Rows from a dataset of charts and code
################

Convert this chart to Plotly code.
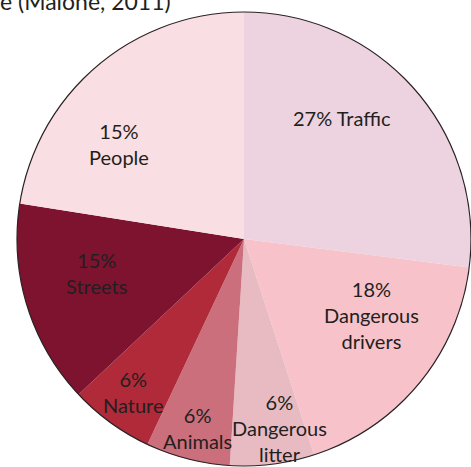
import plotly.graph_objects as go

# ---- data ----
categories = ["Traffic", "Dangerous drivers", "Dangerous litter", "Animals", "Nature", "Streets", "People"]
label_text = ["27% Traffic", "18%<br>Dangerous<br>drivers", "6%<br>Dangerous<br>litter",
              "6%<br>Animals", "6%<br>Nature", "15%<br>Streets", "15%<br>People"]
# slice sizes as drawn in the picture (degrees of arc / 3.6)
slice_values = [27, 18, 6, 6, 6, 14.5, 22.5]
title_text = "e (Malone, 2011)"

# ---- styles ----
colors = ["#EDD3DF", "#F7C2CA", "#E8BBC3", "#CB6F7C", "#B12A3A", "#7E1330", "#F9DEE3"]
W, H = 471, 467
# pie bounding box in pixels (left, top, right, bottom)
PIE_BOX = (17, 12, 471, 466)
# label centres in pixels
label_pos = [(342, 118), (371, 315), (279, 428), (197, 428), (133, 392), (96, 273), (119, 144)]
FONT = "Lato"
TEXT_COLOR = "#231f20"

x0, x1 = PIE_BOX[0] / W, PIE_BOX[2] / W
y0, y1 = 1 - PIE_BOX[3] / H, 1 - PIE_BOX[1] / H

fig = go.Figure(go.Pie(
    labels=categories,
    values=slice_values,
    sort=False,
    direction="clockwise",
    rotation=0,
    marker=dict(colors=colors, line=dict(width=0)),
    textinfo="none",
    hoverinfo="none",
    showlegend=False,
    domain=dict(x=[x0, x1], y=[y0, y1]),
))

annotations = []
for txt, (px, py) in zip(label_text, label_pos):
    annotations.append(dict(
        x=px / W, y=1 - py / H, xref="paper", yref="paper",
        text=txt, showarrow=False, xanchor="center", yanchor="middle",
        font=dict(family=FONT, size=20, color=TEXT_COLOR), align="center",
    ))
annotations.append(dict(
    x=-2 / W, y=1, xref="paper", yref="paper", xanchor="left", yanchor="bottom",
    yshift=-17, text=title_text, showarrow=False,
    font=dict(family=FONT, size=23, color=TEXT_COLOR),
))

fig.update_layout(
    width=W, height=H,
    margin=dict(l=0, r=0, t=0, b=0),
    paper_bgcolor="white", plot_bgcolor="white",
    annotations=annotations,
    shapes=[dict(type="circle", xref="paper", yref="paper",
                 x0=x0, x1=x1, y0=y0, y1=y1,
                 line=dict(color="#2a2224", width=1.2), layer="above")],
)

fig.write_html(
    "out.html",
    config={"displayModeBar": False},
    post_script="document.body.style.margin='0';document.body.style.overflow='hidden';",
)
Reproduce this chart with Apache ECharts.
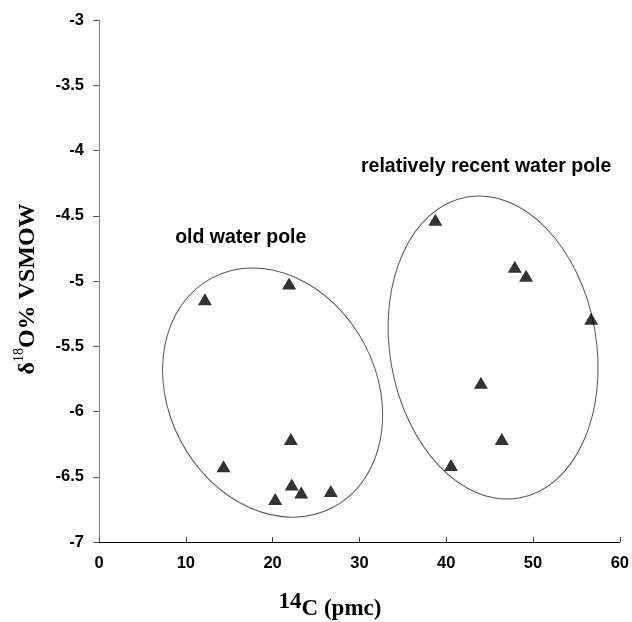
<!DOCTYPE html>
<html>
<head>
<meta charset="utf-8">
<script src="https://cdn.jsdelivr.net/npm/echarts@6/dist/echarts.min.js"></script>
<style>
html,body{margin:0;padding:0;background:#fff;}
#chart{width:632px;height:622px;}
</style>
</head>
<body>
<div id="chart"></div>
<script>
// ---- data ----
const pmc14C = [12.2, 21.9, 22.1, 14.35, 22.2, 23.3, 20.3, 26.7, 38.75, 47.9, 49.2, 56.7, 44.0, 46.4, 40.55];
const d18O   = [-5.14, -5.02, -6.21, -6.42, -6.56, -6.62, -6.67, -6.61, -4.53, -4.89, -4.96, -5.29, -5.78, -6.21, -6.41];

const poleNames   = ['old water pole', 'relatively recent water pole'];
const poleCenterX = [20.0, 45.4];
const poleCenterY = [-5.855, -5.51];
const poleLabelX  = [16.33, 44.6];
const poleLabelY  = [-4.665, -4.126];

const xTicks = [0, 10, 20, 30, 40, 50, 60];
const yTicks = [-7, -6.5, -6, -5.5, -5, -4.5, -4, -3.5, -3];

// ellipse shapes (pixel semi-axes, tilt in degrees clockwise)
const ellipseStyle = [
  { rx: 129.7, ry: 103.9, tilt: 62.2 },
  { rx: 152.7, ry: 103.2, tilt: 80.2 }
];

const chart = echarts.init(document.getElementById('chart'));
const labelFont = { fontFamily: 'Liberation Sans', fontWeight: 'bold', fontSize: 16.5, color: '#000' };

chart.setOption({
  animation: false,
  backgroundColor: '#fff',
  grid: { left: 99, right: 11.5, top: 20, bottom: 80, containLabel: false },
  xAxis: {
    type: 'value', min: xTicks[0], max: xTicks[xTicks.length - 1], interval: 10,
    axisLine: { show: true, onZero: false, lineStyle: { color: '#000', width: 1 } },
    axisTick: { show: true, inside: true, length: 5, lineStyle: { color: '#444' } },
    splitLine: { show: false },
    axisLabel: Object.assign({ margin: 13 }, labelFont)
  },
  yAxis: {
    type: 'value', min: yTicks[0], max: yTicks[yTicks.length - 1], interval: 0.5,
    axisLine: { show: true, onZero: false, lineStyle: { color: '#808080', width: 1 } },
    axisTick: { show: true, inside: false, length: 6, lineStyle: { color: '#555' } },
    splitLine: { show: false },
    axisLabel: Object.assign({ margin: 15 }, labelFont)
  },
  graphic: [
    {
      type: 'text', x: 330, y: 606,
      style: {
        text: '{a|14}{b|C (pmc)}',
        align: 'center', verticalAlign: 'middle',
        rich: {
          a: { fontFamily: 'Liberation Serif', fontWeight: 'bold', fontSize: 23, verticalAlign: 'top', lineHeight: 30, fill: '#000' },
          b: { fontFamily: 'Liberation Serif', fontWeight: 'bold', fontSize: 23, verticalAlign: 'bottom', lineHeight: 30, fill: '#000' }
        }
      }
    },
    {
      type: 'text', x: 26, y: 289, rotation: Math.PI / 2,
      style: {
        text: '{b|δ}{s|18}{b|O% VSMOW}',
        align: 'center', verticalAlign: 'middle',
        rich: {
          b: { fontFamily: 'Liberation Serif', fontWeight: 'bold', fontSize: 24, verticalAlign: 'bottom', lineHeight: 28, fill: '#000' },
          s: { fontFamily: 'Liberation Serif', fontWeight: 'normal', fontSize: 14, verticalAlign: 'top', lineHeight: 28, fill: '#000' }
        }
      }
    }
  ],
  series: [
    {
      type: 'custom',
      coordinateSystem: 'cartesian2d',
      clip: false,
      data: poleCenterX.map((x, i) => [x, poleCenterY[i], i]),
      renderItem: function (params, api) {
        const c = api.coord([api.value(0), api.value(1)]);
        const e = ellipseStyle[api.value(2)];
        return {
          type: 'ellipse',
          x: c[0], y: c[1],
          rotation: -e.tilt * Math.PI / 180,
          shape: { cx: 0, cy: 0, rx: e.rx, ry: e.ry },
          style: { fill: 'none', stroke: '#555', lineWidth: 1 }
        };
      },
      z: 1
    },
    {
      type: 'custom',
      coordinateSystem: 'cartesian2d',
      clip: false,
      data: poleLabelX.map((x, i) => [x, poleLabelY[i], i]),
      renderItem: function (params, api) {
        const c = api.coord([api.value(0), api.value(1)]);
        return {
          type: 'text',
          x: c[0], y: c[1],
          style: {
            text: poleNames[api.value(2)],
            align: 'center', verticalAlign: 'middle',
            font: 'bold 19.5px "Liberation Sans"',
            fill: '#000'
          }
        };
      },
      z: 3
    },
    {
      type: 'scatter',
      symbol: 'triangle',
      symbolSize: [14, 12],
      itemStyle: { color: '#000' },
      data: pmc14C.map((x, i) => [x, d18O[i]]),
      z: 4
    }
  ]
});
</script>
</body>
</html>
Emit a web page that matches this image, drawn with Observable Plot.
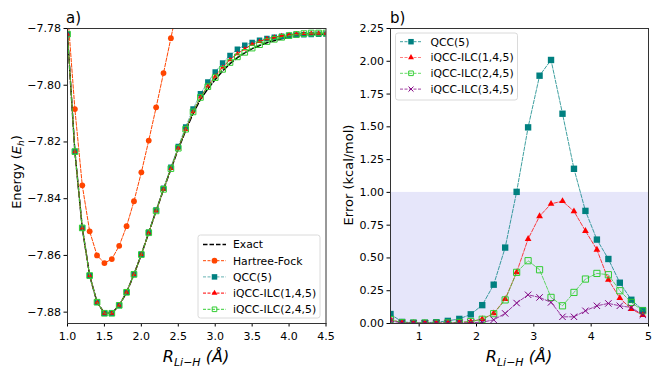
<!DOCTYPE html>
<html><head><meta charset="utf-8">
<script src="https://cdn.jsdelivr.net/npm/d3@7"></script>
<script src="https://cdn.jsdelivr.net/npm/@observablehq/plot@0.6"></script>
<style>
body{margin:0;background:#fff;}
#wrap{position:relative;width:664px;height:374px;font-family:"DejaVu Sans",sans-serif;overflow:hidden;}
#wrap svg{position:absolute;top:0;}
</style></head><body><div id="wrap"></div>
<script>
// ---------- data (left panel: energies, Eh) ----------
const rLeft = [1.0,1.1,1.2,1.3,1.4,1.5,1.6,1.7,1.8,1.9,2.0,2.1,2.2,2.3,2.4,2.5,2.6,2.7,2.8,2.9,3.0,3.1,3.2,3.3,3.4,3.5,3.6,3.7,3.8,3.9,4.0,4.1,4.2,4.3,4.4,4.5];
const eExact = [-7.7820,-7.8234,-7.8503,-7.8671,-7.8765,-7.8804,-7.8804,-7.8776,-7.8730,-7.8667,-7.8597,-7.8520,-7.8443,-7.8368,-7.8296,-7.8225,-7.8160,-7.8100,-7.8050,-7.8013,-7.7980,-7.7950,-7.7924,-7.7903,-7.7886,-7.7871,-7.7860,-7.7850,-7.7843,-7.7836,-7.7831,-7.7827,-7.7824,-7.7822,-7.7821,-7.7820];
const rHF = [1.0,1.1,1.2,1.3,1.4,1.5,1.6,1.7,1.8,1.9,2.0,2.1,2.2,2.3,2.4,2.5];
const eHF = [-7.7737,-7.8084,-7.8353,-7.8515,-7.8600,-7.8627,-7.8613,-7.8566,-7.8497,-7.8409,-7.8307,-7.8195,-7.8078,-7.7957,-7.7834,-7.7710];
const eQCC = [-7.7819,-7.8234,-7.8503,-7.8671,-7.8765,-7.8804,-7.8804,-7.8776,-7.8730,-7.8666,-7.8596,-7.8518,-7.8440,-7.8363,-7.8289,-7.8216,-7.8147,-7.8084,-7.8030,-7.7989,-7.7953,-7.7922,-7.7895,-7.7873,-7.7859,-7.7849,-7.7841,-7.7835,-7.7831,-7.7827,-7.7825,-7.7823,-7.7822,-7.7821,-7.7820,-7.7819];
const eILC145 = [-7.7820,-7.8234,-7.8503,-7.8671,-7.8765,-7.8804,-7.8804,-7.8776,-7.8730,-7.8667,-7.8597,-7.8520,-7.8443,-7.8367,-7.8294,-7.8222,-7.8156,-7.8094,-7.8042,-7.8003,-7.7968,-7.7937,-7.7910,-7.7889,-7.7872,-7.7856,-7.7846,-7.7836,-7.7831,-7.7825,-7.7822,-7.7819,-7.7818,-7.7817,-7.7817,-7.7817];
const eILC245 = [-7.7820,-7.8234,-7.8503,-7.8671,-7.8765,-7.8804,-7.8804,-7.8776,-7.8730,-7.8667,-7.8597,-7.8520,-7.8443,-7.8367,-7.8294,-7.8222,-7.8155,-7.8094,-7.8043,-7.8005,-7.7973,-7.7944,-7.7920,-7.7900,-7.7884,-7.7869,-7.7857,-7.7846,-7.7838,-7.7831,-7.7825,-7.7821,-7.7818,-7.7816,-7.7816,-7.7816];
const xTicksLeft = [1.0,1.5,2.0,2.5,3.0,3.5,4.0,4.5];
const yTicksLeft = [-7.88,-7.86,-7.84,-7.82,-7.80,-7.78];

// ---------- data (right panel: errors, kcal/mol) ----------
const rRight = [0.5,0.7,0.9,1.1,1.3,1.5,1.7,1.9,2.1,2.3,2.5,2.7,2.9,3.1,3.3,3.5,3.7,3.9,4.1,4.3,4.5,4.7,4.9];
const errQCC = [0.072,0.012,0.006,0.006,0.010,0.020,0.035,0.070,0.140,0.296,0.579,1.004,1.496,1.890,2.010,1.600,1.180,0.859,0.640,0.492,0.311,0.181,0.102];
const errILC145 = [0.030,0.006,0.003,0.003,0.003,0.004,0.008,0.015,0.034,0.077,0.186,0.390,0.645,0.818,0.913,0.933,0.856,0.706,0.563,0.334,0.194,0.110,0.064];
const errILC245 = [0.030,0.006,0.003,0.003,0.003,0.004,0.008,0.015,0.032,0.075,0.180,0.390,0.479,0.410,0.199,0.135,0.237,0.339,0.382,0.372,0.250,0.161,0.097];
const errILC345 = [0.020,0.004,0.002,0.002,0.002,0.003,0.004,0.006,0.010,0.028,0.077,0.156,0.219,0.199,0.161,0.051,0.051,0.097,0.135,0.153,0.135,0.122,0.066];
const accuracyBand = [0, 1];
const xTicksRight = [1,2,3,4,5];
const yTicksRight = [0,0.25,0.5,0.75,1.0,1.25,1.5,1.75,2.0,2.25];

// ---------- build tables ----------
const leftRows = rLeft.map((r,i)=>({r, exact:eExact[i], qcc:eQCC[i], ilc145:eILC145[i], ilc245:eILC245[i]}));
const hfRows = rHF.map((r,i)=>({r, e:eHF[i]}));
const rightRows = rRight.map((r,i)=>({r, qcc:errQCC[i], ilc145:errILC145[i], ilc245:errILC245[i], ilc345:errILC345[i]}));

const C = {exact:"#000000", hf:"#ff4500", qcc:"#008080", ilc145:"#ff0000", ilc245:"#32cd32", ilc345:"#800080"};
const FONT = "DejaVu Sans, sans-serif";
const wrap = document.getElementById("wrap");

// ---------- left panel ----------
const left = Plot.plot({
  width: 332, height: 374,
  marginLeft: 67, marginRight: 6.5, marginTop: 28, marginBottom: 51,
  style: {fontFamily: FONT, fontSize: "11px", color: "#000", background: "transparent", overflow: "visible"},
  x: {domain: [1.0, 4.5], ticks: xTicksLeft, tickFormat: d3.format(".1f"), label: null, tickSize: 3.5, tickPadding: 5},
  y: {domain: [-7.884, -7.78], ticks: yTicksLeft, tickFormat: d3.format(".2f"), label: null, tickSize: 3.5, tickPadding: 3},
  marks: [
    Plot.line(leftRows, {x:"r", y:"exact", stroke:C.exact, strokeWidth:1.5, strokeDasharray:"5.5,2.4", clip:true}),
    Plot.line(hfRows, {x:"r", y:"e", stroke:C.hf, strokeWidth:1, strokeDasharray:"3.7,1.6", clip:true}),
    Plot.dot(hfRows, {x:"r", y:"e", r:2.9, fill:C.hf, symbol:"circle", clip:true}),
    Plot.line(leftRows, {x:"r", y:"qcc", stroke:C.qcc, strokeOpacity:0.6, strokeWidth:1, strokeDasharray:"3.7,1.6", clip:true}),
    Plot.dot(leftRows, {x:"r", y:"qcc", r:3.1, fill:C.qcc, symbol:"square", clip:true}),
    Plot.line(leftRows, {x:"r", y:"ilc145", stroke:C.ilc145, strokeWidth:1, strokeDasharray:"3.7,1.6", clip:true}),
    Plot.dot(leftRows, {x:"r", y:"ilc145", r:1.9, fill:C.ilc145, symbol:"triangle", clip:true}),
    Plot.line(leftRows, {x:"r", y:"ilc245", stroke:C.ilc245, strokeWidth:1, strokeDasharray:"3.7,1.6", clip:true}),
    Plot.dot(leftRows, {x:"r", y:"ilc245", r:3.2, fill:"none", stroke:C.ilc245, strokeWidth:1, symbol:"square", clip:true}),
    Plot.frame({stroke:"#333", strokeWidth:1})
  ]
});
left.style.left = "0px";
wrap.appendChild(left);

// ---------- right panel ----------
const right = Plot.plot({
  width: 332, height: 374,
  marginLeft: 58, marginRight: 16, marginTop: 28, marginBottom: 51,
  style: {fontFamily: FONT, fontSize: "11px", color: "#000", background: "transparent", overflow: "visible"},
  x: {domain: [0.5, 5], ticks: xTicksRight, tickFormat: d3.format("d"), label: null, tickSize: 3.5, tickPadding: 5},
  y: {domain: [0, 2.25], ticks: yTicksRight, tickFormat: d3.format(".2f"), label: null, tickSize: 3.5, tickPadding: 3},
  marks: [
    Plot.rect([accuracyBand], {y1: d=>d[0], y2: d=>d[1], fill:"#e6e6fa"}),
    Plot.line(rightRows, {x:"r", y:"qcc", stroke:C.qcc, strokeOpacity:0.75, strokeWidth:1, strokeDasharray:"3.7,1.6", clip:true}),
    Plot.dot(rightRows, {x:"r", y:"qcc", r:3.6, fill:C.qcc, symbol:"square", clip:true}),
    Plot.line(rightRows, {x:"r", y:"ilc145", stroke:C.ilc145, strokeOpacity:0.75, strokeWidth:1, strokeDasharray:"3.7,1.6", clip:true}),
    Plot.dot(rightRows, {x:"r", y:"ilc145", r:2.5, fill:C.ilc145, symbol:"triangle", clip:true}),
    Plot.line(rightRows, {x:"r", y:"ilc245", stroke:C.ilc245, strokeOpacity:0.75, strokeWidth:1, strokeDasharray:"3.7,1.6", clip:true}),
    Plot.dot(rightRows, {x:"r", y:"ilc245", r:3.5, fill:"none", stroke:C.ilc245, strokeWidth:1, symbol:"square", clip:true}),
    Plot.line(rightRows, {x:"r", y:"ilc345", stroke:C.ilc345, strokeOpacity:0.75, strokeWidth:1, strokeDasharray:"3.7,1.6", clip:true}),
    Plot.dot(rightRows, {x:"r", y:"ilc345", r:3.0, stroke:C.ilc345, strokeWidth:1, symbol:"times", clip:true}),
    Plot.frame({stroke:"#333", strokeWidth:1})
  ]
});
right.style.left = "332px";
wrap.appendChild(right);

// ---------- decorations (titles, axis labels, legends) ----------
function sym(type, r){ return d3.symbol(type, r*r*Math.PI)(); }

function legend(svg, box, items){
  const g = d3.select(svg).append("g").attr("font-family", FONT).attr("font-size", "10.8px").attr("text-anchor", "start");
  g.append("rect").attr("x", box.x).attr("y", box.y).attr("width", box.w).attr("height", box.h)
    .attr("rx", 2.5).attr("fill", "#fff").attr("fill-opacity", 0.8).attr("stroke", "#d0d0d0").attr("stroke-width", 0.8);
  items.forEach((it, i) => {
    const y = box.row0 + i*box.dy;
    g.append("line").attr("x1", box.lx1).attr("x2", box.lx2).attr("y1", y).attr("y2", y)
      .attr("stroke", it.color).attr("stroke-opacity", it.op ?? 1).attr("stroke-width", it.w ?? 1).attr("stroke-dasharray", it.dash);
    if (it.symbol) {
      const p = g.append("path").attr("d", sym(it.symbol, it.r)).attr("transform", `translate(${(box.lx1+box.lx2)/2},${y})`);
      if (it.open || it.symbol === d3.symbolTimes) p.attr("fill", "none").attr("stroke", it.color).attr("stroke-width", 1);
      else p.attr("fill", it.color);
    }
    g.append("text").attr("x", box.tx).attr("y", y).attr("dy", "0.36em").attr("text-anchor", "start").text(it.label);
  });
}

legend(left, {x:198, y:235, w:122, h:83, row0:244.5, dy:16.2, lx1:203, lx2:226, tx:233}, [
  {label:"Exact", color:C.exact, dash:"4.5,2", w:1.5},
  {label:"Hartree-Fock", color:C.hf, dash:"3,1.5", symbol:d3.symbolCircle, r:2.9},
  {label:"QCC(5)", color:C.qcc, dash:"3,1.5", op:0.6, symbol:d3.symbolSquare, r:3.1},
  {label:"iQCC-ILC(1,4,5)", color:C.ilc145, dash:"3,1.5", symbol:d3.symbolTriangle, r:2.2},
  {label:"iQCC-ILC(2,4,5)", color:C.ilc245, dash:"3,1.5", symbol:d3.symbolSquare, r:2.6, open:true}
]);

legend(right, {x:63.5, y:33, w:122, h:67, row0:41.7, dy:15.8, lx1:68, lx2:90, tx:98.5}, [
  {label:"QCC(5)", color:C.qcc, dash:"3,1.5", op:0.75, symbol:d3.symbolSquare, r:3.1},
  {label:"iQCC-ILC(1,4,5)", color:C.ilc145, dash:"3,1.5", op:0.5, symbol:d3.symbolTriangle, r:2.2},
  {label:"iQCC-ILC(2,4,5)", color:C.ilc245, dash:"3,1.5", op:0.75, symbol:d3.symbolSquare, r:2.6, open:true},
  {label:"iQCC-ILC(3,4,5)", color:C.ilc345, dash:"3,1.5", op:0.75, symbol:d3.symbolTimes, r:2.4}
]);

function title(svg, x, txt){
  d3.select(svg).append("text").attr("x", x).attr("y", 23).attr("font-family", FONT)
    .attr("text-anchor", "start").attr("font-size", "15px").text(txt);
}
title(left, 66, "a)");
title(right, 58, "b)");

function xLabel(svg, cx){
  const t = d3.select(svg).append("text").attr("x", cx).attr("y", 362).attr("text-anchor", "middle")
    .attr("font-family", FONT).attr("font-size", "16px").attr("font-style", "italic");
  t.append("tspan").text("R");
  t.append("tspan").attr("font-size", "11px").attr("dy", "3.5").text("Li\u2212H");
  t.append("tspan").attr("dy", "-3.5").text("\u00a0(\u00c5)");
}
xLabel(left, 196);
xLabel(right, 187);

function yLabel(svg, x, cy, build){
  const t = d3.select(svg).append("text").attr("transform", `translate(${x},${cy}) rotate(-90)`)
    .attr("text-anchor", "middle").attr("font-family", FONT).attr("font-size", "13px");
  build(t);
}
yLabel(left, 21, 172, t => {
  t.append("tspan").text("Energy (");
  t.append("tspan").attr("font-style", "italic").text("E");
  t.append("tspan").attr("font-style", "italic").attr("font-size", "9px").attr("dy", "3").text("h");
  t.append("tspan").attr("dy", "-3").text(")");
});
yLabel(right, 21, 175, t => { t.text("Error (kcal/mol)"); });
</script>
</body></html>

################

## Requirement
Set down the records above word for word, from the first line through the line containing "import plotly.graph_objects as go", both included; leave out the pictures.

## Written answer
Convert this chart to Plotly code.
import plotly.graph_objects as go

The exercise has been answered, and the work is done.